Nszb: «La plupart des politiques européens et la presse internationale continuent à donner voix à leurs objections contre la loi, cependant le président du Parti populaire européen [Wilfried Martens] défend Viktor Orbán. […]».
Nszv: «La loi restreignant la liberté de la presse a été fortement critiquée hier aussi aux niveaux national et international. […] La loi est examinée par la Commission européenne et plusieurs organisations nationales et internationales ont protesté».
MN: «Wilfried Martens a assuré le gouvernement Orbán de son soutien et a souligné à propos de la loi sur les médias que ‘le débat ne peut pas se fonder sur des malentendus d’origine politique, mais sur la connaissance exacte du texte’».
MH: «Martens condamne la provocation de l’hystérie. Selon le président du Parti populaire européen, il n’y a pas de problème avec la loi sur les médias […]».

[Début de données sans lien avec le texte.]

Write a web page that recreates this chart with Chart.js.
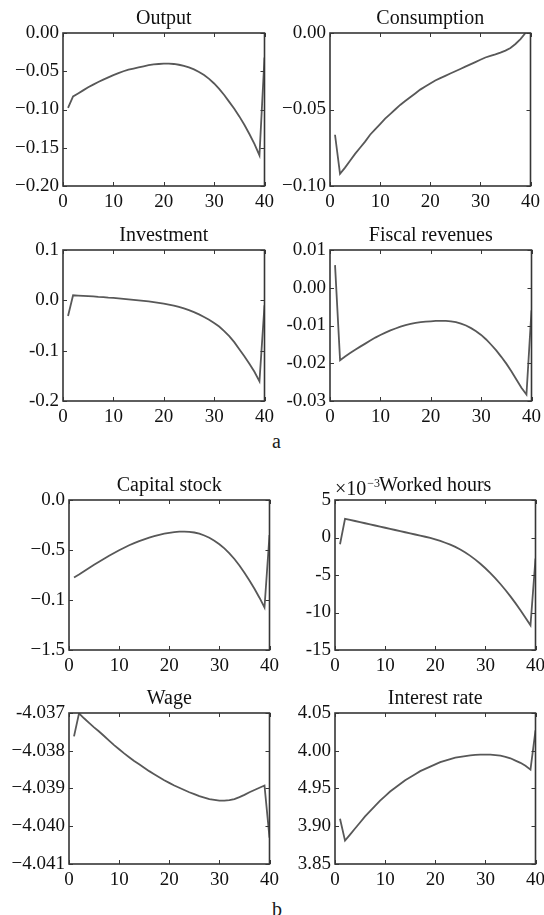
<!DOCTYPE html>
<html>
<head>
<meta charset="utf-8">
<script src="https://cdn.jsdelivr.net/npm/chart.js@4/dist/chart.umd.min.js"></script>
<style>
  html, body { margin: 0; padding: 0; background: #fff; }
  body { width: 544px; height: 915px; position: relative; overflow: hidden; font-family: "Liberation Serif", serif; }
  canvas { position: absolute; }
  .tag { position: absolute; font-size: 20px; line-height: 20px; color: #1a1a1a; }
</style>
</head>
<body>
<div class="tag" style="left:272px;top:431px">a</div>
<div class="tag" style="left:272px;top:899px">b</div>
<script>
// Simulation periods (x axis)
const periods = [1,2,3,4,5,6,7,8,9,10,11,12,13,14,15,16,17,18,19,20,
                 21,22,23,24,25,26,27,28,29,30,31,32,33,34,35,36,37,38,39,40];
const xTickValues = [0, 10, 20, 30, 40];
const xTickLabels = ['0', '10', '20', '30', '40'];

// Impulse responses
const outputVals = [-0.098,-0.083,-0.079,-0.075,-0.071,-0.0675,-0.064,-0.061,-0.058,-0.055,
  -0.0525,-0.050,-0.048,-0.0465,-0.045,-0.0435,-0.042,-0.041,-0.0405,-0.040,
  -0.040,-0.0405,-0.0415,-0.043,-0.045,-0.0475,-0.051,-0.055,-0.060,-0.066,
  -0.073,-0.081,-0.090,-0.099,-0.109,-0.120,-0.132,-0.145,-0.160,-0.032];
const consumptionVals = [-0.0665,-0.092,-0.088,-0.0835,-0.079,-0.075,-0.071,-0.0665,-0.063,-0.0595,
  -0.056,-0.053,-0.050,-0.047,-0.0445,-0.042,-0.0395,-0.037,-0.035,-0.033,
  -0.031,-0.0295,-0.028,-0.0265,-0.025,-0.0235,-0.022,-0.0205,-0.019,-0.0175,
  -0.016,-0.015,-0.014,-0.0128,-0.0115,-0.0098,-0.0072,-0.004,0.0,0.004];
const investmentVals = [-0.031,0.010,0.0095,0.009,0.0085,0.008,0.007,0.0065,0.0055,0.0048,
  0.004,0.003,0.002,0.001,0.0,-0.001,-0.0022,-0.0035,-0.005,-0.0065,
  -0.0085,-0.0105,-0.013,-0.016,-0.0195,-0.0235,-0.028,-0.033,-0.0385,-0.045,
  -0.052,-0.061,-0.071,-0.083,-0.097,-0.111,-0.126,-0.142,-0.161,-0.010];
const fiscalVals = [0.006,-0.0192,-0.0182,-0.0173,-0.0164,-0.0156,-0.0148,-0.0140,-0.0132,-0.0125,
  -0.0119,-0.0113,-0.0108,-0.0103,-0.0099,-0.0096,-0.0093,-0.0091,-0.0090,-0.0089,
  -0.0088,-0.0088,-0.0088,-0.0089,-0.0091,-0.0095,-0.0100,-0.0107,-0.0115,-0.0125,
  -0.0137,-0.0151,-0.0166,-0.0183,-0.0201,-0.0221,-0.0243,-0.0265,-0.0283,-0.0060];
const capitalVals = [-0.775,-0.745,-0.712,-0.68,-0.648,-0.618,-0.588,-0.558,-0.53,-0.502,
  -0.477,-0.453,-0.431,-0.411,-0.393,-0.376,-0.361,-0.348,-0.337,-0.328,
  -0.321,-0.317,-0.316,-0.318,-0.325,-0.337,-0.355,-0.378,-0.407,-0.442,
  -0.484,-0.533,-0.59,-0.655,-0.727,-0.805,-0.888,-0.977,-1.075,-0.35];
// worked hours, in units of 1e-3
const hoursVals = [-0.9,2.5,2.35,2.2,2.05,1.9,1.75,1.6,1.45,1.3,
  1.15,1.0,0.85,0.7,0.55,0.4,0.25,0.1,-0.05,-0.25,
  -0.45,-0.7,-0.95,-1.25,-1.6,-2.0,-2.45,-2.95,-3.5,-4.1,
  -4.75,-5.45,-6.2,-7.0,-7.85,-8.75,-9.7,-10.7,-11.7,-2.8];
const wageVals = [-4.03762,-4.03701,-4.03714,-4.03726,-4.03738,-4.03749,-4.03761,-4.03773,-4.03785,-4.03796,
  -4.03807,-4.03817,-4.03827,-4.03836,-4.03845,-4.03854,-4.03862,-4.03870,-4.03878,-4.03885,
  -4.03892,-4.03898,-4.03904,-4.03910,-4.03915,-4.03920,-4.03924,-4.03928,-4.03930,-4.03932,
  -4.03932,-4.03931,-4.03928,-4.03923,-4.03917,-4.03910,-4.03904,-4.03898,-4.03892,-4.04030];
const interestVals = [3.910,3.881,3.889,3.897,3.905,3.913,3.920,3.927,3.934,3.940,
  3.946,3.951,3.956,3.961,3.965,3.969,3.973,3.976,3.979,3.982,
  3.985,3.987,3.989,3.991,3.992,3.993,3.994,3.9945,3.995,3.995,
  3.9948,3.9943,3.9935,3.992,3.990,3.987,3.984,3.980,3.975,4.027];

// y tick values (ascending) and their printed labels
const outputTicks = [-0.2,-0.15,-0.1,-0.05,0];
const outputLabels = ['\u22120.20','\u22120.15','\u22120.10','\u22120.05','0.00'];
const consumptionTicks = [-0.1,-0.05,0];
const consumptionLabels = ['\u22120.10','\u22120.05','0.00'];
const investmentTicks = [-0.2,-0.1,0,0.1];
const investmentLabels = ['-0.2','-0.1','0.0','0.1'];
const fiscalTicks = [-0.03,-0.02,-0.01,0,0.01];
const fiscalLabels = ['-0.03','-0.02','-0.01','0.00','0.01'];
const capitalTicks = [-1.5,-1,-0.5,0];
const capitalLabels = ['\u22121.5','\u22120.1','\u22120.5','0.0'];
const hoursTicks = [-15,-10,-5,0,5];
const hoursLabels = ['-15','-10','-5','0','5'];
const wageTicks = [-4.041,-4.040,-4.039,-4.038,-4.037];
const wageLabels = ['\u22124.041','\u22124.040','\u22124.039','\u22124.038','-4.037'];
const interestTicks = [3.85,3.90,3.95,4.00,4.05];
const interestLabels = ['3.85','3.90','4.95','4.00','4.05'];

// panel frames on the page: left, top, right, bottom of the plot box
const panels = [
  { title: 'Output',          vals: outputVals,      ticks: outputTicks,      labels: outputLabels,      box: [63, 33, 267, 186] },
  { title: 'Consumption',     vals: consumptionVals, ticks: consumptionTicks, labels: consumptionLabels, box: [330, 33, 533, 186] },
  { title: 'Investment',      vals: investmentVals,  ticks: investmentTicks,  labels: investmentLabels,  box: [63, 250, 267, 401] },
  { title: 'Fiscal revenues', vals: fiscalVals,      ticks: fiscalTicks,      labels: fiscalLabels,      box: [330, 250, 534, 401] },
  { title: 'Capital stock',   vals: capitalVals,     ticks: capitalTicks,     labels: capitalLabels,     box: [69, 500, 272, 650] },
  { title: 'Worked hours',    vals: hoursVals,       ticks: hoursTicks,       labels: hoursLabels,       box: [335, 500, 538, 650], exponent: true },
  { title: 'Wage',            vals: wageVals,        ticks: wageTicks,        labels: wageLabels,        box: [69, 713, 272, 864] },
  { title: 'Interest rate',   vals: interestVals,    ticks: interestTicks,    labels: interestLabels,    box: [335, 713, 538, 864] }
];

Chart.defaults.font.family = '"Liberation Serif", "Times New Roman", serif';
Chart.defaults.color = '#111';

const FRAME = '#363636';

// Closed box with inward tick marks on all four sides, plus the optional x10^-3 factor
const framePlugin = {
  id: 'frame',
  afterDatasetsDraw(chart, args, opts) {
    const { ctx, chartArea: a, scales: { x, y } } = chart;
    ctx.save();
    ctx.strokeStyle = FRAME;
    ctx.lineWidth = 1.6;
    ctx.strokeRect(a.left, a.top, a.right - a.left, a.bottom - a.top);
    ctx.lineWidth = 1;
    ctx.beginPath();
    x.ticks.forEach(t => {
      const px = Math.round(x.getPixelForValue(t.value)) + 0.5;
      ctx.moveTo(px, a.bottom); ctx.lineTo(px, a.bottom - 4);
      ctx.moveTo(px, a.top); ctx.lineTo(px, a.top + 4);
    });
    y.ticks.forEach(t => {
      const py = Math.round(y.getPixelForValue(t.value)) + 0.5;
      ctx.moveTo(a.left, py); ctx.lineTo(a.left + 4, py);
      ctx.moveTo(a.right, py); ctx.lineTo(a.right - 4, py);
    });
    ctx.stroke();
    if (opts && opts.exponent) {
      ctx.fillStyle = '#111';
      ctx.textBaseline = 'alphabetic';
      ctx.textAlign = 'left';
      ctx.font = '20px "Liberation Serif"';
      ctx.fillText('\u00d710', a.left, a.top - 5);
      const w = ctx.measureText('\u00d710').width;
      ctx.font = '12px "Liberation Serif"';
      ctx.fillText('\u22123', a.left + w + 1, a.top - 13);
    }
    ctx.restore();
  }
};

const PAD_L = 62, PAD_T = 34, PAD_R = 12, PAD_B = 30;
const TITLE_SIZE = 20, TITLE_GAP = 2;
const TICK_FONT = { size: 19 };

panels.forEach(p => {
  const [L, T, R, B] = p.box;
  const cv = document.createElement('canvas');
  const w = (R - L) + PAD_L + PAD_R;
  const h = (B - T) + PAD_T + PAD_B;
  cv.width = w; cv.height = h;
  cv.style.width = w + 'px'; cv.style.height = h + 'px';
  cv.style.left = (L - PAD_L) + 'px';
  cv.style.top = (T - PAD_T) + 'px';
  document.body.appendChild(cv);

  const titleH = TITLE_SIZE * 1.2 + TITLE_GAP;
  new Chart(cv, {
    type: 'line',
    data: {
      datasets: [{
        data: p.vals.map((v, i) => ({ x: periods[i], y: v })),
        borderColor: '#585858',
        borderWidth: 1.8,
        pointRadius: 0,
        tension: 0,
        fill: false,
        clip: 0
      }]
    },
    options: {
      responsive: false,
      animation: false,
      devicePixelRatio: 1,
      layout: { padding: { left: 0, top: PAD_T - titleH, right: PAD_R, bottom: 0 } },
      plugins: {
        legend: { display: false },
        tooltip: { enabled: false },
        title: {
          display: true,
          text: p.title,
          fullSize: false,
          color: '#111',
          font: { size: TITLE_SIZE, weight: 'normal' },
          padding: { top: 0, bottom: TITLE_GAP }
        },
        frame: { exponent: !!p.exponent }
      },
      scales: {
        x: {
          type: 'linear',
          min: 0, max: 40,
          afterBuildTicks: s => { s.ticks = xTickValues.map(v => ({ value: v })); },
          afterFit: s => { s.height = PAD_B; },
          grid: { display: false, drawTicks: false, tickLength: 0 },
          border: { display: false },
          ticks: { font: TICK_FONT, padding: 5, maxRotation: 0, autoSkip: false,
                   callback: (v, i) => xTickLabels[i] }
        },
        y: {
          type: 'linear',
          min: p.ticks[0], max: p.ticks[p.ticks.length - 1],
          afterBuildTicks: s => { s.ticks = p.ticks.map(v => ({ value: v })); },
          afterFit: s => { s.width = PAD_L; },
          grid: { display: false, drawTicks: false, tickLength: 0 },
          border: { display: false },
          ticks: { font: TICK_FONT, padding: 4, autoSkip: false,
                   callback: (v, i) => p.labels[i] }
        }
      }
    },
    plugins: [framePlugin]
  });
});
</script>
</body>
</html>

La mise en scène des réactions est traversée par les marques identitaires du journal et pose les acteurs européens dans le miroir de la polarisation du débat. Ainsi leurs dires deviennent des arguments que s’approprient les médias nationaux. Ce traitement médiatique caractérisant le journalisme engagé s’accompagne de modèles de dénonciation ou encore de décrédibilisation et, par conséquence, de la qualification des acteurs en question, construisant leurs images dans l’opinion publique hongroise. Les titres des journaux de droite comme «Charge de gauche contre la Hongrie» (MN, 3 janvier), «De nouveaux excès de la presse occidentale contre notre patrie» (MH, 6 janvier), et ceux de gauche comme «Tir de mitraille étranger sur le gouvernement hongrois» (Nszb, 3 janvier), «L’Europe continue à se révolter» (Nszv, 6 janvier), illustrent l’émergence d’une représentation des critiques européennes.

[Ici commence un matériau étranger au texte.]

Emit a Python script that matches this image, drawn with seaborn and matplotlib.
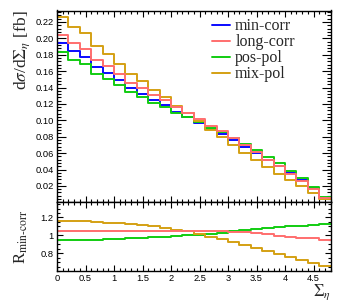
import numpy as np
import pandas as pd
import matplotlib
matplotlib.use("Agg")
import matplotlib.pyplot as plt
import seaborn as sns
from matplotlib.ticker import MultipleLocator

# ---- data ----
bin_edges = [round(0.2 * i, 1) for i in range(25)]
min_corr = [0.1946, 0.1844, 0.1776, 0.1654, 0.1580, 0.1487, 0.1389, 0.1324,
            0.1243, 0.1185, 0.1105, 0.1039, 0.0971, 0.0895, 0.0828, 0.0755,
            0.0678, 0.0596, 0.0515, 0.0441, 0.0352, 0.0267, 0.0169, 0.0056]
long_corr = [0.2047, 0.1940, 0.1868, 0.1740, 0.1662, 0.1563, 0.1460, 0.1390,
             0.1305, 0.1243, 0.1158, 0.1088, 0.1015, 0.0934, 0.0864, 0.0786,
             0.0702, 0.0609, 0.0520, 0.0440, 0.0347, 0.0260, 0.0163, 0.0053]
pos_pol = [0.1833, 0.1741, 0.1682, 0.1571, 0.1509, 0.1428, 0.1342, 0.1287,
           0.1216, 0.1167, 0.1094, 0.1037, 0.0978, 0.0910, 0.0853, 0.0788,
           0.0716, 0.0638, 0.0556, 0.0481, 0.0387, 0.0296, 0.0189, 0.0063]
mix_pol = [0.2261, 0.2143, 0.2060, 0.1905, 0.1804, 0.1688, 0.1563, 0.1475,
           0.1367, 0.1281, 0.1175, 0.1085, 0.0986, 0.0882, 0.0791, 0.0698,
           0.0607, 0.0513, 0.0425, 0.0350, 0.0267, 0.0193, 0.0117, 0.0037]
series_names = ["min-corr", "long-corr", "pos-pol", "mix-pol"]
series_vals = [min_corr, long_corr, pos_pol, mix_pol]
colors = {"min-corr": "#0a0aff", "long-corr": "#ff6e6e",
          "pos-pol": "#11cc11", "mix-pol": "#d4a013"}

sns.set_style("ticks")
plt.rcParams["font.family"] = ["Liberation Sans", "DejaVu Sans"]
plt.rcParams["mathtext.fontset"] = "stix"

rows = []
for name, vals in zip(series_names, series_vals):
    ext = list(vals) + [vals[-1]]
    ref = list(min_corr) + [min_corr[-1]]
    for x, v, r in zip(bin_edges, ext, ref):
        rows.append({"x": x, "y": v, "ratio": v / r, "series": name})
df = pd.DataFrame(rows)

W, H = 349, 307
fig = plt.figure(figsize=(W / 100, H / 100), dpi=100)
left, right = 57 / W, 330.6 / W
axw = (330.6 - 57)
ax1 = fig.add_axes([left, 1 - 202.3 / H, right - left, (202.3 - 10.5) / H])
ax2 = fig.add_axes([left, 1 - 271 / H, right - left, (271 - 202.3) / H])

draw_order = ["min-corr", "pos-pol", "mix-pol", "long-corr"]
for name in draw_order:
    sub = df[df.series == name]
    sns.lineplot(data=sub, x="x", y="y", ax=ax1, color=colors[name],
                 drawstyle="steps-post", estimator=None, sort=False,
                 linewidth=1.4, label=name, legend=False)
for name in ["pos-pol", "mix-pol", "long-corr"]:
    sub = df[df.series == name]
    sns.lineplot(data=sub, x="x", y="ratio", ax=ax2, color=colors[name],
                 drawstyle="steps-post", estimator=None, sort=False,
                 linewidth=1.4, legend=False)

ax1.set_xlim(0, 4.8)
ax1.set_ylim(0, 0.234)
ax2.set_xlim(0, 4.8)
ax2.set_ylim(0.6, 1.37)

for ax in (ax1, ax2):
    for s in ax.spines.values():
        s.set_linewidth(1.0)
        s.set_color("black")
    ax.xaxis.set_major_locator(MultipleLocator(0.5))
    ax.xaxis.set_minor_locator(MultipleLocator(0.1))
    ax.tick_params(which="both", direction="in", top=True, right=True,
                   width=0.8, colors="black", labelsize=6.7, pad=2.5)

ax1.yaxis.set_minor_locator(MultipleLocator(0.004))
ax1.set_yticks(np.arange(0.02, 0.221, 0.02))
ax1.set_yticklabels([f"{v:.2f}" for v in np.arange(0.02, 0.221, 0.02)])
ax1.tick_params(axis="y", which="major", length=6.5)
ax1.tick_params(axis="y", which="minor", length=3.2)
ax1.tick_params(axis="x", which="major", length=4.0, labelbottom=False)
ax1.tick_params(axis="x", which="minor", length=2.2)

ax2.set_yticks([0.8, 1.0, 1.2])
ax2.set_yticklabels(["0.8", "1", "1.2"])
ax2.yaxis.set_minor_locator(MultipleLocator(0.05))
ax2.set_xticks(np.arange(0, 4.51, 0.5))
ax2.set_xticklabels(["0", "0.5", "1", "1.5", "2", "2.5", "3", "3.5", "4", "4.5"])
ax2.tick_params(axis="y", which="major", length=4.5)
ax2.tick_params(axis="y", which="minor", length=2.2)
ax2.tick_params(axis="x", which="major", length=4.0)
ax2.tick_params(axis="x", which="minor", length=2.2)

serif = ["Liberation Serif", "DejaVu Serif"]
ax1.set_xlabel("")
ax2.set_xlabel("")
ax1.set_ylabel(r"d$\sigma$/d$\Sigma_{\eta}$ [fb]", family=serif, fontsize=12.5,
               loc="top")
ax1.yaxis.set_label_coords((32 - 57) / axw, 1.0)
ax2.set_ylabel(r"R$_{\mathrm{min\text{-}corr}}$", family=serif, fontsize=12)
ax2.yaxis.set_label_coords((30 - 57) / axw, 0.5)
ax2.text(1.0, -0.16, r"$\Sigma_{\eta}$", transform=ax2.transAxes, ha="right",
         va="top", fontsize=12)

handles = [plt.Line2D([], [], color=colors[n], lw=1.4) for n in series_names]
leg = ax1.legend(handles, series_names, loc="upper left",
                 bbox_to_anchor=(212 / W, 1 - 18.5 / H), bbox_transform=fig.transFigure,
                 frameon=False, prop={"family": serif, "size": 11.5},
                 handlelength=1.15, handletextpad=0.3, labelspacing=0.0,
                 borderpad=0, borderaxespad=0)

fig.savefig("out.png", dpi=100)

Ces discours promus par les journaux orientent le sens donné à la loi en question et, par là, le débat médiatique. Or, si la dénonciation ne s’accompagne pas de critiques fondées et de preuves validées, elle devient une affirmation péremptoire, s’épuise en elle-même[5] et se vide de tout sens qui pourrait constituer un débat. C’est ce qui se passe quand la presse de droite qualifie la critique de la loi de faux-scandale, d’hystérie de la gauche libérale et la presse de gauche désigne le gouvernement comme anti-démocratiquedictatorial ou autocrate. Les médias, à travers le choix des propos et des qualifications, sont responsables de l’orientation de ce débat qui ne devrait pas se restreindre aux jeux d’accusations des adversaires politiques nationaux ou internationaux. Certes, la réforme est une initiative politique mais les médias jouent un rôle considérable dans la surpolitisation de cet événement, et ce au détriment d’une réflexion constructive sur le paysage médiatique hongrois.

Notes :
[1] Depuis avril 2010, le Fidesz (Parti des jeunes démocrates) forme un gouvernement conservateur de coalition avec le KDNP (Parti populaire démocrate-chrétien).

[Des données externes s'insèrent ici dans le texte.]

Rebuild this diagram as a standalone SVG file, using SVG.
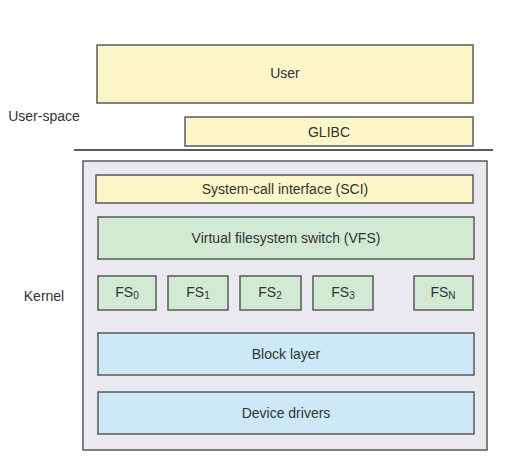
<svg xmlns="http://www.w3.org/2000/svg" width="505" height="461" viewBox="0 0 505 461">
<style>
.b{stroke:#5a5a5a;stroke-width:1.5}
.y{fill:#fcf6c8}
.g{fill:#d2e9d3}
.c{fill:#cde9f8}
text{font-family:"Liberation Sans",Arial,sans-serif;font-size:14px;fill:#333;text-anchor:middle;dominant-baseline:central}
.s{font-size:10px}
</style>
<rect width="505" height="461" fill="#fff"/>
<g id="labels">
<text x="44" y="116">User-space</text>
<text x="44" y="296">Kernel</text>
</g>
<g id="connectors">
<line x1="74" y1="150" x2="493" y2="150" stroke="#222" stroke-width="1.3"/>
</g>
<g id="kernel"><rect class="b" x="83" y="161" width="404" height="289" fill="#e9e9ef"/></g>
<g id="user"><rect class="b y" x="97" y="45" width="376" height="58"/><text x="285" y="73">User</text></g>
<g id="glibc"><rect class="b y" x="185" y="117" width="288" height="29"/><text x="329" y="131.5">GLIBC</text></g>
<g id="sci"><rect class="b y" x="96" y="175" width="377" height="28"/><text x="285" y="189">System-call interface (SCI)</text></g>
<g id="vfs"><rect class="b g" x="98" y="217" width="376" height="42"/><text x="286" y="238">Virtual filesystem switch (VFS)</text></g>
<g id="fs0"><rect class="b g" x="98" y="276" width="58" height="34"/><text x="127" y="292">FS<tspan class="s" dy="3">0</tspan></text></g>
<g id="fs1"><rect class="b g" x="168" y="276" width="60" height="34"/><text x="198" y="292">FS<tspan class="s" dy="3">1</tspan></text></g>
<g id="fs2"><rect class="b g" x="240" y="276" width="61" height="34"/><text x="270" y="292">FS<tspan class="s" dy="3">2</tspan></text></g>
<g id="fs3"><rect class="b g" x="313" y="276" width="60" height="34"/><text x="343" y="292">FS<tspan class="s" dy="3">3</tspan></text></g>
<g id="fsn"><rect class="b g" x="414" y="276" width="59" height="34"/><text x="443" y="292">FS<tspan class="s" dy="3">N</tspan></text></g>
<g id="block"><rect class="b c" x="98" y="333" width="376" height="42"/><text x="286" y="354">Block layer</text></g>
<g id="drivers"><rect class="b c" x="98" y="392" width="376" height="42"/><text x="286" y="413">Device drivers</text></g>
</svg>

[2] L’Autorité nationale des médias et de la communication (Nemzeti Média- és Hírközlési Hatóság) est une autorité administrative, définie comme indépendante, placée sous la supervision du Parlement.
[3] La restriction du champ d’application de la législation et de l’obligation de l’enregistrement des médias auprès de l’autorité, la restriction du «principe de proportionnalité» et le remplacement de la notion d’«outrage» par celle d’«incitation à la haine et la discrimination».
[4] Sophie Moirand, «Responsabilité et énonciation dans la presse quotidienne: questionnements sur les observables et les catégories d’analyse», Semen, n°22, 2006, http://semen.revues.org/2798.
[5] Patrick Charaudeau, «Discours journalistique et positionnements énonciatifs. Frontières et dérives», Semen, n°22, 2006, http://semen.revues.org/2793.

* Veronika ZAGYI est doctorante en Sciences de l’information et de la communication, Université Paris 8 et University of Eötvös Lóránd.